Syria May Be Hiding Chemical Weapons

A sticker reading "Toxic" on containers carrying Syria's dangerous chemical weapons, on the Danish cargo ship, Ark Futura, transporting the chemical weapons out of the strife-torn country
A sticker reading "Toxic" on containers carrying Syria's dangerous chemical weapons, on the Danish cargo ship, Ark Futura, transporting the chemical weapons out of the strife-torn country / AP

U.S. Ambassador to the United Nations Samantha Power expressed concerns that Syria may be hiding chemical weapons despite signing onto an agreement renouncing its chemical arms, the New York Times reports.

Power’s remarks were made at a private briefing of the U.N. Security Council. There are also concerns that Islamist militants, who control about half the country, could seize the hidden weapons.

Syria agreed to give up its chemical weapons a year ago under an agreement brokered by Russia and the United States.

The U.N. official appointed last year to lead the purge of Syria’s declared chemical weapons, Sigrid Kaag, reported that 96 percent of Syria’s declared chemical weapons had been destroyed.

But Ms. Kaag told reporters after the briefing that Syria had yet to address what she described as "some discrepancies or questions" about whether it had accounted for all of the chemical weapons in its arsenal. She also said Syria had yet to destroy seven hangars and five tunnels used for mixing and storing the weapons — which is required under the chemical weapons treaty that Syria has signed.
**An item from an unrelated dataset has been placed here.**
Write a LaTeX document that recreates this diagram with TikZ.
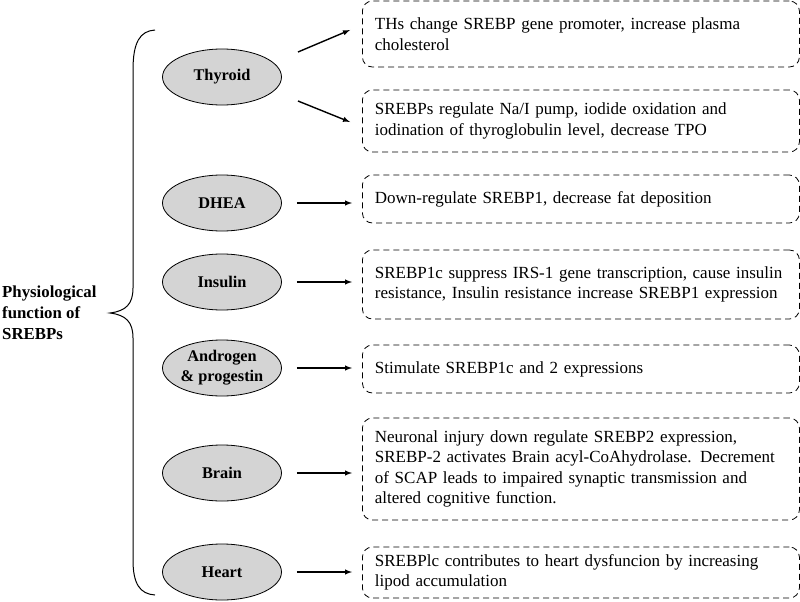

The Organization for the Prohibition of Chemical Weapons, the Hague-based group that collaborated with the United Nations in overseeing the Syrian chemical disarmament, is now responsible for ensuring that Syria honors its promise.

"It’s a discussion that’s continuing in Damascus as well as The Hague," Ms. Kaag said.

She sounded more diplomatic than Ms. Power, who suggested in her remarks to reporters later that the Syrian government’s history regarding chemical weapons use raised skepticism about its commitment. She noted that Syria had repeatedly violated a timetable for the export and destruction of the chemicals, delaying the operation well past the June 30 target date.